### Challenge
Exactly as written, quote every line that follows, skipping the images.

### Provided data
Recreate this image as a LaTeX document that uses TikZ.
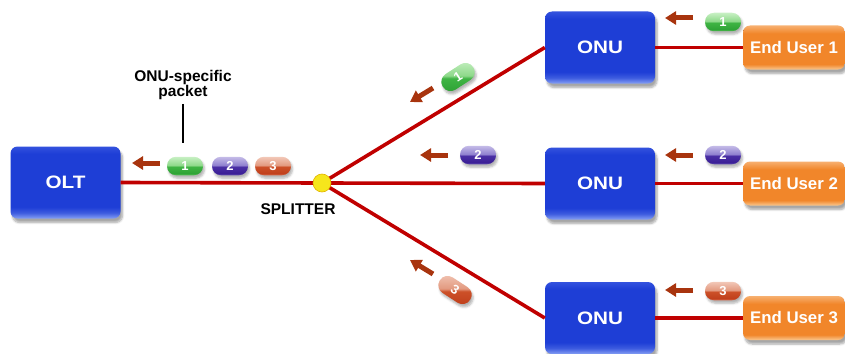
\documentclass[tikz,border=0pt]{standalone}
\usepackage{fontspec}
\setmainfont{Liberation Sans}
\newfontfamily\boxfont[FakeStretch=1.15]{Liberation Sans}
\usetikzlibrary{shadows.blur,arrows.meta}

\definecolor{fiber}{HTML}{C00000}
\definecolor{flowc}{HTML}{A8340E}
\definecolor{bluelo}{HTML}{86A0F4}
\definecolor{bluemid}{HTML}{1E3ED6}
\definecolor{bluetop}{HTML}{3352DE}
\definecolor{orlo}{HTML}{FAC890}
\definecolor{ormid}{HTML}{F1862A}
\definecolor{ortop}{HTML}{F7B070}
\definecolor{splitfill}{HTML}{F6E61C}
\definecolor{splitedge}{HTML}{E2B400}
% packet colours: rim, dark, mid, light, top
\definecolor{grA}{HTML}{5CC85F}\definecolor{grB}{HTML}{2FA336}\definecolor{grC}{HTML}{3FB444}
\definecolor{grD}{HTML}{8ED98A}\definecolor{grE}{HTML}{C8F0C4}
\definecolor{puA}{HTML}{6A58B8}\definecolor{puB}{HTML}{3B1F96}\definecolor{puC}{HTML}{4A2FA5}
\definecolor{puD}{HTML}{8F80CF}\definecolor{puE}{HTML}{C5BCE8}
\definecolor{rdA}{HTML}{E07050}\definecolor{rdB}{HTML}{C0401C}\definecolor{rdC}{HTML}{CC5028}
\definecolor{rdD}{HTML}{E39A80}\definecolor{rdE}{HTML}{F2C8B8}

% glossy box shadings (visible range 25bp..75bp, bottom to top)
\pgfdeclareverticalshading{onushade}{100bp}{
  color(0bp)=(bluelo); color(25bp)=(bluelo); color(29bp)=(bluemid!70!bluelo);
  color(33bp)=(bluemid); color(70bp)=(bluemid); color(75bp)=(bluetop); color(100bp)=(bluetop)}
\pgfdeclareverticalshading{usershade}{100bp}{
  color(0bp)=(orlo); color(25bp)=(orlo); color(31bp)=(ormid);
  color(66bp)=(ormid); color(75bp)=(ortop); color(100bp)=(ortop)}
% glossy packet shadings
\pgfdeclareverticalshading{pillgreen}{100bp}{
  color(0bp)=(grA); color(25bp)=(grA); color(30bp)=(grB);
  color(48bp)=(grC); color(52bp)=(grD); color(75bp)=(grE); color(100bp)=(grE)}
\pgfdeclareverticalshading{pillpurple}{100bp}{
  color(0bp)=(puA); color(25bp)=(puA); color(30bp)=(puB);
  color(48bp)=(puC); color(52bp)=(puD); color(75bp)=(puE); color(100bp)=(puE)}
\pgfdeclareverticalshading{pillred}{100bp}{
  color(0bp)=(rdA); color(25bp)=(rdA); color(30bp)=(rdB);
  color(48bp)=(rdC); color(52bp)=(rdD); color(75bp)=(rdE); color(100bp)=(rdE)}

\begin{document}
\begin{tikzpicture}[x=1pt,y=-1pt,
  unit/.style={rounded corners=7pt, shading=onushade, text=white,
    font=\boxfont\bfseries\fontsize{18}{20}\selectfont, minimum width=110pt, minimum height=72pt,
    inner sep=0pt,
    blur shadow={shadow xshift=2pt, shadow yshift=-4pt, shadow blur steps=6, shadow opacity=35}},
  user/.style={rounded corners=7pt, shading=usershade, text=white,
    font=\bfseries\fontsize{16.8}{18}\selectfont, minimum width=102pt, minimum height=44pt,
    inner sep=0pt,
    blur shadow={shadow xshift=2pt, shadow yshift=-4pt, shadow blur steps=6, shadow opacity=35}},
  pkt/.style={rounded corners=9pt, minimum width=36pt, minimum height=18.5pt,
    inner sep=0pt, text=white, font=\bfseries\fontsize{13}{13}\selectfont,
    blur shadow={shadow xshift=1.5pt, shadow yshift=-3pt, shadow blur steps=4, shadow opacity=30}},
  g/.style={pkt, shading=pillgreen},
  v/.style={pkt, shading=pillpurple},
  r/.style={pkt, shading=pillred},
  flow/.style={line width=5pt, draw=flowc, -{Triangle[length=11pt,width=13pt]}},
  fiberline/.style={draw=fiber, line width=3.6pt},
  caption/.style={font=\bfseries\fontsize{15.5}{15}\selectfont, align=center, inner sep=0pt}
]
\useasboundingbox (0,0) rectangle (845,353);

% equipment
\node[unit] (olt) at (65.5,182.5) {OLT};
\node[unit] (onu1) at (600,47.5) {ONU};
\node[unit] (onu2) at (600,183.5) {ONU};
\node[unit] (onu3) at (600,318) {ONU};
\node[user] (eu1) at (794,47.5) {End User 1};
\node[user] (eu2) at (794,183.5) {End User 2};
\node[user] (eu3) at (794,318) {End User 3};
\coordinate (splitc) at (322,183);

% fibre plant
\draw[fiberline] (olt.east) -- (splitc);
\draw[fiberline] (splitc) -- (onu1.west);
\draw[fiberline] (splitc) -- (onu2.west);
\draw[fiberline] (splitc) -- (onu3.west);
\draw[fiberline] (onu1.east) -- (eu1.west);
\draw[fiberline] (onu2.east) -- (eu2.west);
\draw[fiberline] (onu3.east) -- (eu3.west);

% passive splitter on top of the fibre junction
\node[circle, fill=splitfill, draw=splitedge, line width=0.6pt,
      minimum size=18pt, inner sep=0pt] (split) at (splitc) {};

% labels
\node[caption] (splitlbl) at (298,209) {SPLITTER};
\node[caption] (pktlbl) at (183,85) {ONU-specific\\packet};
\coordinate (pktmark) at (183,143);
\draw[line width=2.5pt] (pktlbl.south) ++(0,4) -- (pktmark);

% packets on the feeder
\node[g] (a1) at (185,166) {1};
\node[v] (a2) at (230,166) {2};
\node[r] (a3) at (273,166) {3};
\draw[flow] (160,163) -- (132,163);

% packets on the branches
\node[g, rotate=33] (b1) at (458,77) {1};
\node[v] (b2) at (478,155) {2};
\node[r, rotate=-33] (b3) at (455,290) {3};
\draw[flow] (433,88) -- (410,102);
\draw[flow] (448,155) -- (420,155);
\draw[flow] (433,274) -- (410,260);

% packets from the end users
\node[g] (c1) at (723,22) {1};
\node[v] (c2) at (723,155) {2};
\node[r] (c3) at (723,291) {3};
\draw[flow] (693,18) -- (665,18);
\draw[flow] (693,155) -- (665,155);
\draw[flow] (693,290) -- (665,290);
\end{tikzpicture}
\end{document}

### Result of the exercise
Recreate this image as a LaTeX document that uses TikZ.
\documentclass[tikz,border=0pt]{standalone}
\usepackage{fontspec}
\setmainfont{Liberation Sans}
\newfontfamily\boxfont[FakeStretch=1.15]{Liberation Sans}
\usetikzlibrary{shadows.blur,arrows.meta}

\definecolor{fiber}{HTML}{C00000}
\definecolor{flowc}{HTML}{A8340E}
\definecolor{bluelo}{HTML}{86A0F4}
\definecolor{bluemid}{HTML}{1E3ED6}
\definecolor{bluetop}{HTML}{3352DE}
\definecolor{orlo}{HTML}{FAC890}
\definecolor{ormid}{HTML}{F1862A}
\definecolor{ortop}{HTML}{F7B070}
\definecolor{splitfill}{HTML}{F6E61C}
\definecolor{splitedge}{HTML}{E2B400}
% packet colours: rim, dark, mid, light, top
\definecolor{grA}{HTML}{5CC85F}\definecolor{grB}{HTML}{2FA336}\definecolor{grC}{HTML}{3FB444}
\definecolor{grD}{HTML}{8ED98A}\definecolor{grE}{HTML}{C8F0C4}
\definecolor{puA}{HTML}{6A58B8}\definecolor{puB}{HTML}{3B1F96}\definecolor{puC}{HTML}{4A2FA5}
\definecolor{puD}{HTML}{8F80CF}\definecolor{puE}{HTML}{C5BCE8}
\definecolor{rdA}{HTML}{E07050}\definecolor{rdB}{HTML}{C0401C}\definecolor{rdC}{HTML}{CC5028}
\definecolor{rdD}{HTML}{E39A80}\definecolor{rdE}{HTML}{F2C8B8}

% glossy box shadings (visible range 25bp..75bp, bottom to top)
\pgfdeclareverticalshading{onushade}{100bp}{
  color(0bp)=(bluelo); color(25bp)=(bluelo); color(29bp)=(bluemid!70!bluelo);
  color(33bp)=(bluemid); color(70bp)=(bluemid); color(75bp)=(bluetop); color(100bp)=(bluetop)}
\pgfdeclareverticalshading{usershade}{100bp}{
  color(0bp)=(orlo); color(25bp)=(orlo); color(31bp)=(ormid);
  color(66bp)=(ormid); color(75bp)=(ortop); color(100bp)=(ortop)}
% glossy packet shadings
\pgfdeclareverticalshading{pillgreen}{100bp}{
  color(0bp)=(grA); color(25bp)=(grA); color(30bp)=(grB);
  color(48bp)=(grC); color(52bp)=(grD); color(75bp)=(grE); color(100bp)=(grE)}
\pgfdeclareverticalshading{pillpurple}{100bp}{
  color(0bp)=(puA); color(25bp)=(puA); color(30bp)=(puB);
  color(48bp)=(puC); color(52bp)=(puD); color(75bp)=(puE); color(100bp)=(puE)}
\pgfdeclareverticalshading{pillred}{100bp}{
  color(0bp)=(rdA); color(25bp)=(rdA); color(30bp)=(rdB);
  color(48bp)=(rdC); color(52bp)=(rdD); color(75bp)=(rdE); color(100bp)=(rdE)}

\begin{document}
\begin{tikzpicture}[x=1pt,y=-1pt,
  unit/.style={rounded corners=7pt, shading=onushade, text=white,
    font=\boxfont\bfseries\fontsize{18}{20}\selectfont, minimum width=110pt, minimum height=72pt,
    inner sep=0pt,
    blur shadow={shadow xshift=2pt, shadow yshift=-4pt, shadow blur steps=6, shadow opacity=35}},
  user/.style={rounded corners=7pt, shading=usershade, text=white,
    font=\bfseries\fontsize{16.8}{18}\selectfont, minimum width=102pt, minimum height=44pt,
    inner sep=0pt,
    blur shadow={shadow xshift=2pt, shadow yshift=-4pt, shadow blur steps=6, shadow opacity=35}},
  pkt/.style={rounded corners=9pt, minimum width=36pt, minimum height=18.5pt,
    inner sep=0pt, text=white, font=\bfseries\fontsize{13}{13}\selectfont,
    blur shadow={shadow xshift=1.5pt, shadow yshift=-3pt, shadow blur steps=4, shadow opacity=30}},
  g/.style={pkt, shading=pillgreen},
  v/.style={pkt, shading=pillpurple},
  r/.style={pkt, shading=pillred},
  flow/.style={line width=5pt, draw=flowc, -{Triangle[length=11pt,width=13pt]}},
  fiberline/.style={draw=fiber, line width=3.6pt},
  caption/.style={font=\bfseries\fontsize{15.5}{15}\selectfont, align=center, inner sep=0pt}
]
\useasboundingbox (0,0) rectangle (845,353);

% equipment
\node[unit] (olt) at (65.5,182.5) {OLT};
\node[unit] (onu1) at (600,47.5) {ONU};
\node[unit] (onu2) at (600,183.5) {ONU};
\node[unit] (onu3) at (600,318) {ONU};
\node[user] (eu1) at (794,47.5) {End User 1};
\node[user] (eu2) at (794,183.5) {End User 2};
\node[user] (eu3) at (794,318) {End User 3};
\coordinate (splitc) at (322,183);

% fibre plant
\draw[fiberline] (olt.east) -- (splitc);
\draw[fiberline] (splitc) -- (onu1.west);
\draw[fiberline] (splitc) -- (onu2.west);
\draw[fiberline] (splitc) -- (onu3.west);
\draw[fiberline] (onu1.east) -- (eu1.west);
\draw[fiberline] (onu2.east) -- (eu2.west);
\draw[fiberline] (onu3.east) -- (eu3.west);

% passive splitter on top of the fibre junction
\node[circle, fill=splitfill, draw=splitedge, line width=0.6pt,
      minimum size=18pt, inner sep=0pt] (split) at (splitc) {};

% labels
\node[caption] (splitlbl) at (298,209) {SPLITTER};
\node[caption] (pktlbl) at (183,85) {ONU-specific\\packet};
\coordinate (pktmark) at (183,143);
\draw[line width=2.5pt] (pktlbl.south) ++(0,4) -- (pktmark);

% packets on the feeder
\node[g] (a1) at (185,166) {1};
\node[v] (a2) at (230,166) {2};
\node[r] (a3) at (273,166) {3};
\draw[flow] (160,163) -- (132,163);

% packets on the branches
\node[g, rotate=33] (b1) at (458,77) {1};
\node[v] (b2) at (478,155) {2};
\node[r, rotate=-33] (b3) at (455,290) {3};
\draw[flow] (433,88) -- (410,102);
\draw[flow] (448,155) -- (420,155);
\draw[flow] (433,274) -- (410,260);

% packets from the end users
\node[g] (c1) at (723,22) {1};
\node[v] (c2) at (723,155) {2};
\node[r] (c3) at (723,291) {3};
\draw[flow] (693,18) -- (665,18);
\draw[flow] (693,155) -- (665,155);
\draw[flow] (693,290) -- (665,290);
\end{tikzpicture}
\end{document}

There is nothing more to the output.